My cousins fell on me, wagging like pups. Each of them held a thick slice of well-buttered black cake, so by the time they had greeted me I was an object of horror to my mother. She took a long look at me, winced, drew herself up, ruffled and settled her shoulders, and bent, in movement like a river-bird, to unbutton and remove my now Mortonfied coat.

Nurse fetched a plate for herself. My unspoken arrangement with the cousins was, as usual, to get myself upstairs unobserved. I think now that their parents colluded in this against my mother. The house’s muddle was a considerable help. I now, too, surmise that my mother’s desire to be free of me was even stronger than her dedication to germ warfare. And on this occasion it was clear that she could hardly remove her glare from the pair of grown-ups who must be Victor and Stella. They were tall and, separated from their curiously superior child, clothed in blatancy and confidence. My itch for vulgarity responded to those glittering froggings and facings.

But what concerned me was their daughter, now free of her velvet cape and revealed in a white cotton dress smocked in unfunereal red. The collar was embroidered with very small red strawberries, natty
fraises du bois
. The buttonholes down her back were sutured in the same bright red. Her hair was long, thin and white. She had no front teeth, just two gum spaces. This gave her a lisp. Bobby introduced us. She was Coverley too, her grandfather my grandfather’s brother. How had my father overlooked, in his passion for overinformation, especially where it touched upon himself, a whole knot of family? My cousins obviously liked this girl. So I hated her.

‘Hello,’ she said. ‘Is that woman your nurse?’ I saw Nurse, for an instant, without love. She was piling a large plate high with food, all mixed up. Her skirt was wide as a fender.

‘Yes, she is. And where’s yours?’

‘Left, they always have; can’t bear it.’ So she was one of those bad children who rushed through nurses and showed off about it.

‘What do you do to them?’ I asked, not in admiration as she might have hoped, but prissily.

‘It’s not me, it’s my father, and I can’t possibly say. I don’t know exactly but shall soon enough, my mother says. The last one broke his ivory hair brushes and tore up some of his clothes. My mama says it is something I shall learn all too soon. Men have a rolling eye, she says.’ All this with the toothless lisp. In spite of her chilling self-command, something gave me a hint of fellow feeling.

‘Is your mother mad?’ I asked. From observing Aunt Fan, I knew that my own mother was not typical.

‘Is yours?’ asked the child. ‘She looks it.’

‘Come on, you two.’ It was Mary. She stood between me and the other cousin, whose name was apparently Lucy, taking her left hand and my right. Mary was shorter and sturdier than we were.
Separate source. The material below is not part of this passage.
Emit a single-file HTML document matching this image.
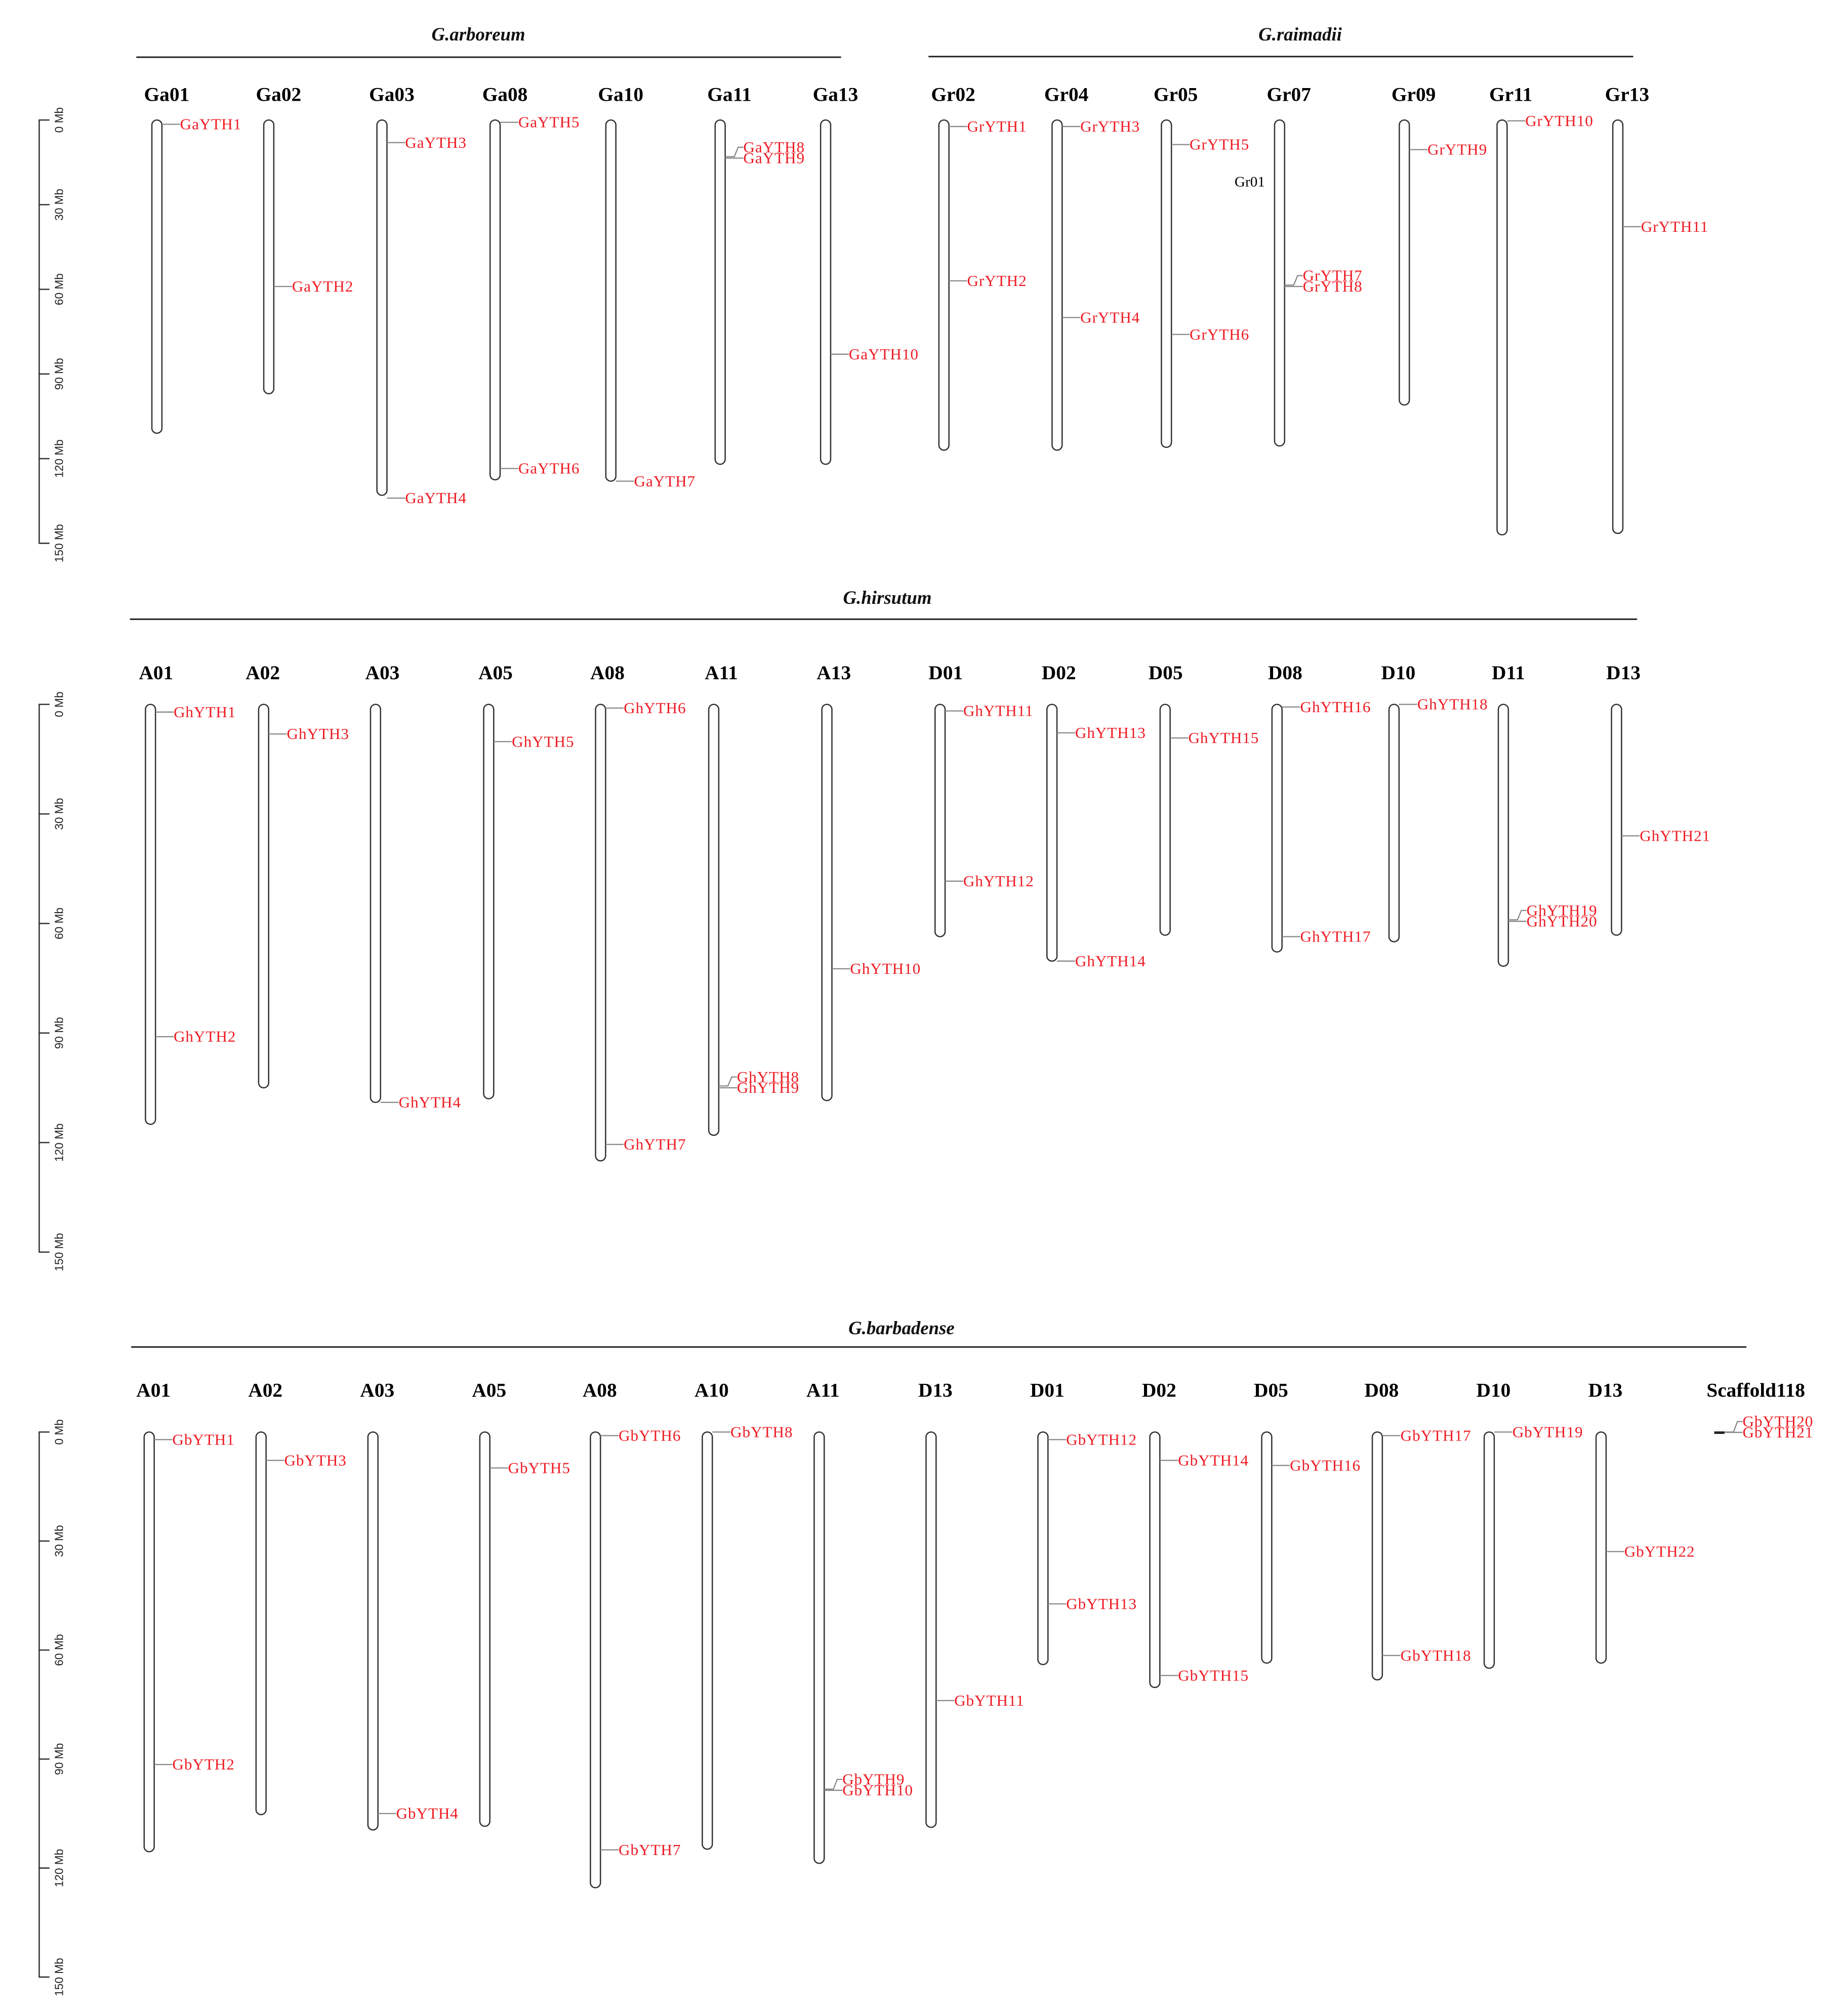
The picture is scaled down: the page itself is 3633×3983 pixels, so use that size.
<!DOCTYPE html>
<html><head><meta charset="utf-8">
<style>
html,body{margin:0;padding:0;background:#fff;}
svg{display:block;}
text{font-family:"Liberation Serif",serif;}
</style></head>
<body>
<svg id="chart" xmlns="http://www.w3.org/2000/svg" width="3633" height="3983" viewBox="0 0 1430 1579" preserveAspectRatio="none">
</svg>
<script>
// ---------- Panel 1 : G.arboreum + G.raimondii ----------
const p1Chroms = ["Ga01","Ga02","Ga03","Ga08","Ga10","Ga11","Ga13","Gr02","Gr04","Gr05","Gr07","Gr09","Gr11","Gr13"];
const p1Lengths = [111,97,133,127.5,128,122,122,117,117,116,115.5,101,147,146.5];
const p1GeneNames = ["GaYTH1","GaYTH2","GaYTH3","GaYTH4","GaYTH5","GaYTH6","GaYTH7","GaYTH8","GaYTH9","GaYTH10","GrYTH1","GrYTH2","GrYTH3","GrYTH4","GrYTH5","GrYTH6","GrYTH7","GrYTH8","GrYTH9","GrYTH10","GrYTH11"];
const p1GeneChrom = ["Ga01","Ga02","Ga03","Ga03","Ga08","Ga08","Ga10","Ga11","Ga11","Ga13","Gr02","Gr02","Gr04","Gr04","Gr05","Gr05","Gr07","Gr07","Gr09","Gr11","Gr13"];
const p1GenePos = [1.5,59,8,134,0.8,123.5,128,13,13.5,83,2.3,57,2.3,70,8.7,76,58.5,59,10.5,0.3,37.8];

// ---------- Panel 2 : G.hirsutum ----------
const p2Chroms = ["A01","A02","A03","A05","A08","A11","A13","D01","D02","D05","D08","D10","D11","D13"];
const p2Lengths = [115,105,109,108,125,118,108.5,63.6,70.3,63.2,67.8,65,71.7,63.2];
const p2GeneNames = ["GhYTH1","GhYTH2","GhYTH3","GhYTH4","GhYTH5","GhYTH6","GhYTH7","GhYTH8","GhYTH9","GhYTH10","GhYTH11","GhYTH12","GhYTH13","GhYTH14","GhYTH15","GhYTH16","GhYTH17","GhYTH18","GhYTH19","GhYTH20","GhYTH21"];
const p2GeneChrom = ["A01","A01","A02","A03","A05","A08","A08","A11","A11","A13","D01","D01","D02","D02","D05","D08","D08","D10","D11","D11","D13"];
const p2GenePos = [2.1,91,8.1,109,10.2,1,120.5,104.5,105,72.4,1.8,48.4,7.8,70.3,9.2,0.7,63.6,0,59,59.4,36];

// ---------- Panel 3 : G.barbadense ----------
const p3Chroms = ["A01","A02","A03","A05","A08","A10","A11","D13","D01","D02","D05","D08","D10","D13","Scaffold118"];
const p3Lengths = [115.5,105.3,109.5,108.5,125.4,114.8,118.7,108.8,64,70.3,63.6,68.2,65,63.6,0];
const p3GeneNames = ["GbYTH1","GbYTH2","GbYTH3","GbYTH4","GbYTH5","GbYTH6","GbYTH7","GbYTH8","GbYTH9","GbYTH10","GbYTH11","GbYTH12","GbYTH13","GbYTH14","GbYTH15","GbYTH16","GbYTH17","GbYTH18","GbYTH19","GbYTH20","GbYTH21","GbYTH22"];
const p3GeneChromIdx = [0,0,1,2,3,4,4,5,6,6,7,8,8,9,9,10,11,11,12,14,14,13];
const p3GenePos = [2.1,91.5,7.8,105,9.9,1,115,0,98.3,98.6,73.9,2.1,47.3,7.8,67,9.2,1,61.5,0,0,0.1,32.9];

const axisTicks = [0,30,60,90,120,150];
const axisTickLabels = ["0 Mb","30 Mb","60 Mb","90 Mb","120 Mb","150 Mb"];

// layout (pixel positions, not data)
const p1X = [122,209,297,385,475,560,642,734,822,907,995,1092,1168,1258];
const p2X = [117,205,292,380,467,555,643,731,818,906,993,1084,1169,1257];
const p3X = [116,203,290,377,463,550,637,724,811,898,985,1071,1158,1245,1337];
const p2LabelX = [108,191,284,372,459,548,635,722,810,893,986,1074,1160,1249];

const NS = "http://www.w3.org/2000/svg";
const svg = document.getElementById("chart");
function mk(tag, attrs, parent){
  const e = document.createElementNS(NS, tag);
  for (const k in attrs) e.setAttribute(k, attrs[k]);
  (parent||svg).appendChild(e);
  return e;
}

function drawAxis(top, scale, name){
  const g = mk("g", {});
  
  
  const yScale = v => top + v*scale;
  const ln = mk("line", {x1:30.5, x2:30.5, y1:yScale(0), y2:yScale(150), stroke:"#333", "stroke-width":1}, g);
  
  
  axisTicks.forEach((t,i)=>{
    const y = yScale(t);
    const tk = mk("line", {x1:30, x2:38.5, y1:y, y2:y, stroke:"#333", "stroke-width":1}, g);
    
    
    const tx = mk("text", {x:0, y:0, transform:`translate(49,${y}) rotate(-90)`, "text-anchor":"middle", "font-size":9, fill:"#222", style:'font-family:"Liberation Sans",sans-serif'}, g);
    tx.textContent = axisTickLabels[i];
    
    
  });
}

function drawTitle(text, x1, x2, tx, ty, ly){
  const t = mk("text", {x:tx, y:ty, "text-anchor":"middle", "font-size":14.5, "font-weight":"bold", "font-style":"italic", fill:"#111"});
  t.textContent = text;
  
  
  const l = mk("line", {x1:x1, x2:x2, y1:ly, y2:ly, stroke:"#222", "stroke-width":1.2});
  
  
}

function drawPanel(chroms, lengths, xs, genesName, genesChromIdx, genesPos, top, scale, labelY, labelXs){
  const yScale = v => top + v*scale;
  const W = 7.8;
  chroms.forEach((c,i)=>{
    const x = xs[i];
    const lab = mk("text", {x: labelXs ? labelXs[i] : x-10, y:labelY, "font-size":15.5, "font-weight":"bold", fill:"#000"});
    lab.textContent = c;
    
    
    if (lengths[i] <= 0.5){
      const d = mk("line", {x1:x-4, x2:x+4, y1:yScale(0)+0.5, y2:yScale(0)+0.5, stroke:"#222", "stroke-width":2});
      
      
    } else {
      const r = mk("rect", {x:x-W/2, y:yScale(0), width:W, height:yScale(lengths[i])-yScale(0), rx:W/2, ry:W/2, fill:"#fff", stroke:"#333", "stroke-width":1});
      
      
    }
  });
  const byChrom = {};
  genesName.forEach((n,i)=>{ (byChrom[genesChromIdx[i]] = byChrom[genesChromIdx[i]]||[]).push(i); });
  for (const ci in byChrom){
    const list = byChrom[ci].slice().sort((a,b)=>genesPos[a]-genesPos[b]);
    const x = xs[ci];
    const labelYs = new Array(list.length);
    for (let k=list.length-1;k>=0;k--){
      let y = yScale(genesPos[list[k]]);
      if (k<list.length-1) y = Math.min(y, labelYs[k+1]-8.5);
      labelYs[k] = y;
    }
    list.forEach((gi,k)=>{
      const gy = yScale(genesPos[gi]);
      const ly = labelYs[k];
      const x0 = x + W/2, xm = x + 11, xe = x + 18;
      const p = mk("polyline", {points:`${x0},${gy} ${xm},${gy} ${xm+3},${ly} ${xe},${ly}`, fill:"none", stroke:"#888", "stroke-width":0.9});
      
      
      const t = mk("text", {x:xe, y:ly+4, "font-size":12.3, "letter-spacing":0.35, fill:"#ee1c24"});
      t.textContent = genesName[gi];
      
      
    });
  }
}

// Panel 1
drawTitle("G.arboreum", 106, 654, 372, 31.7, 44.8);
drawTitle("G.raimadii", 722, 1270, 1011, 31.7, 44.3);
drawAxis(94, 2.21, "y-axis-arboreum-raimondii");
drawPanel(p1Chroms, p1Lengths, p1X, p1GeneNames, p1GeneChrom.map(c=>p1Chroms.indexOf(c)), p1GenePos, 94, 2.21, 79);
const gr01 = mk("text", {x:960, y:146, "font-size":11.5, fill:"#000"});
gr01.textContent = "Gr01";



// Panel 2
drawTitle("G.hirsutum", 101, 1273, 690, 473, 485);
drawAxis(551.7, 2.86, "y-axis-hirsutum");
drawPanel(p2Chroms, p2Lengths, p2X, p2GeneNames, p2GeneChrom.map(c=>p2Chroms.indexOf(c)), p2GenePos, 551.7, 2.86, 532, p2LabelX);

// Panel 3
drawTitle("G.barbadense", 102, 1358, 701, 1045, 1055);
drawAxis(1121.6, 2.846, "y-axis-barbadense");
drawPanel(p3Chroms, p3Lengths, p3X, p3GeneNames, p3GeneChromIdx, p3GenePos, 1121.6, 2.846, 1094);
</script>
</body></html>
Nurse came over and blocked our way to the stairs. She did not mean to; she was just that fat. I looked up and saw she had two plates, spilling with good things, leaking over the edge. I read the names of the china in her shiny hands, ‘Spod’ and ‘Crown Derb’. Her fingers covered any remaining letters. Each of the plates had been broken, at least once. Now they were riveted, and should not have been used for food. Where the cracks were, a deep purple was beginning to appear, the juice of black fruits.

Nurse was a small eater, but she heaped her plate at the Mortons’ house.

‘Just go and fetch a cup of black tea, dear,’ she told me. She was not smiling.

‘And would you,’ she spoke to Lucy, ‘get a slice of lightly buttered bread?’

Equipped with this thin meal, we returned to Nurse. She wore her bowler-style hat indoors. She peered out from under it. The coast was clear.

She filled the narrow stairway as she led us up its druggeted steepness to the bedroom where our cousins had made a table of Josephine’s bed.

‘Pass me the tea, dear,’ she said. ‘And before either of you’ – she spoke to me and to Lucy – ‘starts on your meal, it’s bread and butter. Sit down.’